最初に掲載するのは、精神障害者および知的障害者、その家族が、待ち望む、夢の新薬のおはなしです。

これら、永続すると思える、苦痛の救世主を、切ないまでに夢見ることは、罪ではありません。

ダニエルキイスの「アルジャーノンへ花束を」および、映画「まごころを君に」は、名作であり、全てのテクノロジーが持つ宿命である、適用期間、適用範囲といったものの有限性が語られました。

SFファンとして、この名作を、意図的に真似たものの、付け加えたかった想いは、オリジナルでした。

すなわち、薬による救済には、常に副作用があり、もしかしたら、倫理的な反動が、現状の現場と同じくらいありうるという危うさです。

例えば、SSRI(セロトニン再取込み阻害薬)です。

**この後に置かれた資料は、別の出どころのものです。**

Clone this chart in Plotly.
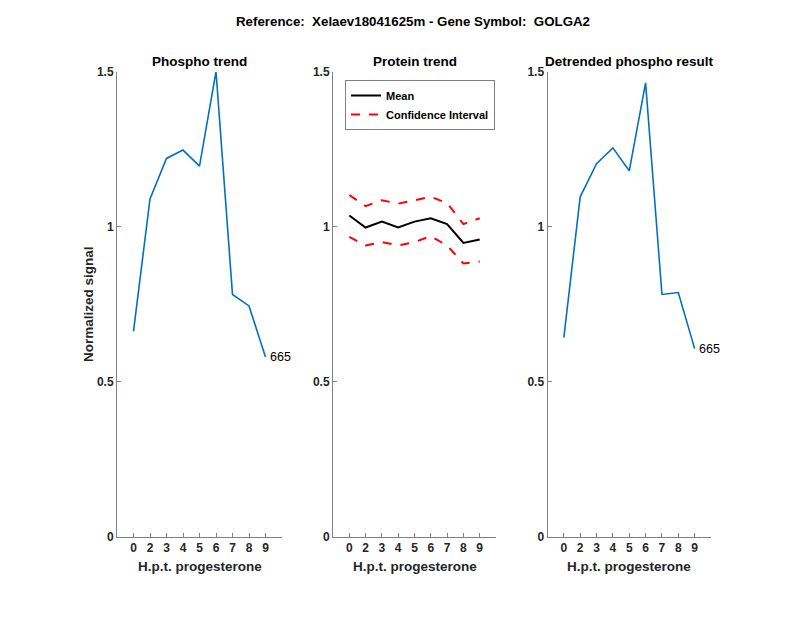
import plotly.graph_objects as go

W, H = 800, 618

time_labels = ["0", "2", "3", "4", "5", "6", "7", "8", "9"]
x_pos = [1, 2, 3, 4, 5, 6, 7, 8, 9]

phospho = [0.663, 1.090, 1.221, 1.248, 1.196, 1.501, 0.782, 0.745, 0.580]
protein_mean = [1.037, 0.998, 1.017, 0.998, 1.017, 1.028, 1.009, 0.948, 0.959]
protein_upper = [1.103, 1.067, 1.086, 1.075, 1.086, 1.097, 1.077, 1.009, 1.028]
protein_lower = [0.968, 0.940, 0.951, 0.940, 0.951, 0.970, 0.940, 0.882, 0.888]
detrended = [0.643, 1.097, 1.204, 1.255, 1.181, 1.465, 0.782, 0.788, 0.607]

peptide_label = "665"
main_title = "Reference:  Xelaev18041625m - Gene Symbol:  GOLGA2"
sub_titles = ["Phospho trend", "Protein trend", "Detrended phospho result"]
x_title = "H.p.t. progesterone"
y_title = "Normalized signal"

FONT = "Liberation Sans, Arial, Helvetica, sans-serif"
AXC = "#808080"
BLUE = "#0072BD"

OFF = 8  # page body margin of the browser


def px(v):
    return 1 - (v - OFF) / H


def pxx(v):
    return (v - OFF) / W


# axis domains in pixels (as seen in the reference)
xdom_px = [(117, 282), (333, 496), (547.5, 711)]
ytop, ybot = 72, 536.7
ydom = [px(ybot), px(ytop)]

fig = go.Figure()

fig.add_trace(go.Scatter(x=x_pos, y=phospho, mode="lines", line=dict(color=BLUE, width=1.6),
                         showlegend=False, xaxis="x", yaxis="y"))
fig.add_trace(go.Scatter(x=x_pos, y=protein_mean, mode="lines", name="Mean",
                         line=dict(color="black", width=2), xaxis="x2", yaxis="y2"))
fig.add_trace(go.Scatter(x=x_pos, y=protein_upper, mode="lines", name="Confidence Interval",
                         line=dict(color="red", width=2, dash="dash"), xaxis="x2", yaxis="y2"))
fig.add_trace(go.Scatter(x=x_pos, y=protein_lower, mode="lines", name="Confidence Interval",
                         line=dict(color="red", width=2, dash="dash"), showlegend=False,
                         xaxis="x2", yaxis="y2"))
fig.add_trace(go.Scatter(x=x_pos, y=detrended, mode="lines", line=dict(color=BLUE, width=1.6),
                         showlegend=False, xaxis="x3", yaxis="y3"))

layout = dict(
    width=W, height=H,
    margin=dict(l=0, r=0, t=0, b=0, autoexpand=False),
    paper_bgcolor="white", plot_bgcolor="white",
    font=dict(family=FONT, color="black"),
    showlegend=True,
    legend=dict(x=pxx(345), y=px(80), xanchor="left", yanchor="top",
                bordercolor=AXC, borderwidth=1, bgcolor="white",
                font=dict(family=FONT, size=11, weight="bold", color="black"),
                tracegroupgap=0, itemwidth=30),
)

annotations = []
for i, (x0, x1) in enumerate(xdom_px):
    sfx = "" if i == 0 else str(i + 1)
    layout["xaxis" + sfx] = dict(
        domain=[pxx(x0), pxx(x1)], range=[0, 10], anchor="y" + sfx,
        tickvals=x_pos, ticktext=time_labels,
        ticks="inside", ticklen=4, tickcolor=AXC, automargin=False,
        showline=True, linecolor=AXC, linewidth=1,
        showgrid=False, zeroline=False,
        tickfont=dict(family=FONT, size=12, weight="bold", color="#262626"),
    )
    layout["yaxis" + sfx] = dict(
        domain=ydom, range=[0, 1.5], anchor="x" + sfx,
        tickvals=[0, 0.5, 1, 1.5], ticktext=["0", "0.5", "1", "1.5"],
        ticks="inside", ticklen=4, tickcolor=AXC, automargin=False,
        showline=True, linecolor=AXC, linewidth=1,
        showgrid=False, zeroline=False,
        tickfont=dict(family=FONT, size=12, weight="bold", color="#262626"),
    )
    cx = pxx((x0 + x1) / 2)
    annotations.append(dict(text="<b>" + sub_titles[i] + "</b>", x=cx, y=px(61),
                            xref="paper", yref="paper", showarrow=False,
                            xanchor="center", yanchor="middle",
                            font=dict(family=FONT, size=13.5, color="black")))
    annotations.append(dict(text="<b>" + x_title + "</b>", x=cx, y=px(566),
                            xref="paper", yref="paper", showarrow=False,
                            xanchor="center", yanchor="middle",
                            font=dict(family=FONT, size=13.5, color="#262626")))

annotations.append(dict(text="<b>" + y_title + "</b>", x=pxx(88), y=px(304),
                        xref="paper", yref="paper", showarrow=False, textangle=-90,
                        xanchor="center", yanchor="middle",
                        font=dict(family=FONT, size=13.5, color="#262626")))
annotations.append(dict(text="<b>" + main_title + "</b>", x=pxx(413), y=px(22),
                        xref="paper", yref="paper", showarrow=False,
                        xanchor="center", yanchor="middle",
                        font=dict(family=FONT, size=13.3, color="black")))
annotations.append(dict(text=peptide_label, x=9, y=phospho[-1], xref="x", yref="y",
                        showarrow=False, xanchor="left", yanchor="middle", xshift=2,
                        font=dict(family=FONT, size=12.5, color="black")))
annotations.append(dict(text=peptide_label, x=9, y=detrended[-1], xref="x3", yref="y3",
                        showarrow=False, xanchor="left", yanchor="middle", xshift=2,
                        font=dict(family=FONT, size=12.5, color="black")))
layout["annotations"] = annotations

fig.update_layout(**layout)
fig.write_html("out.html")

従来の、ドーパミンを押さえ込む抗精神病薬が、患者の問題行動を抑えるとともに、寝たきり、垂れ流しにする事例を出したことから、アンチテーゼとなりました。ハッピードラッグなどと揶揄されながら、全世界に普及。2000年頃の米国では、健忘を主訴とする多数の訴訟を招きました。日本で問題視されたのは、衝動性の亢進による自殺です。健忘、衝動性、ともに、元の疾病が原因と、医師達は主張します。

科学は進歩しますが、常に、諸刃の刃なのです。

まず、飲む者が、学ばねばなりません。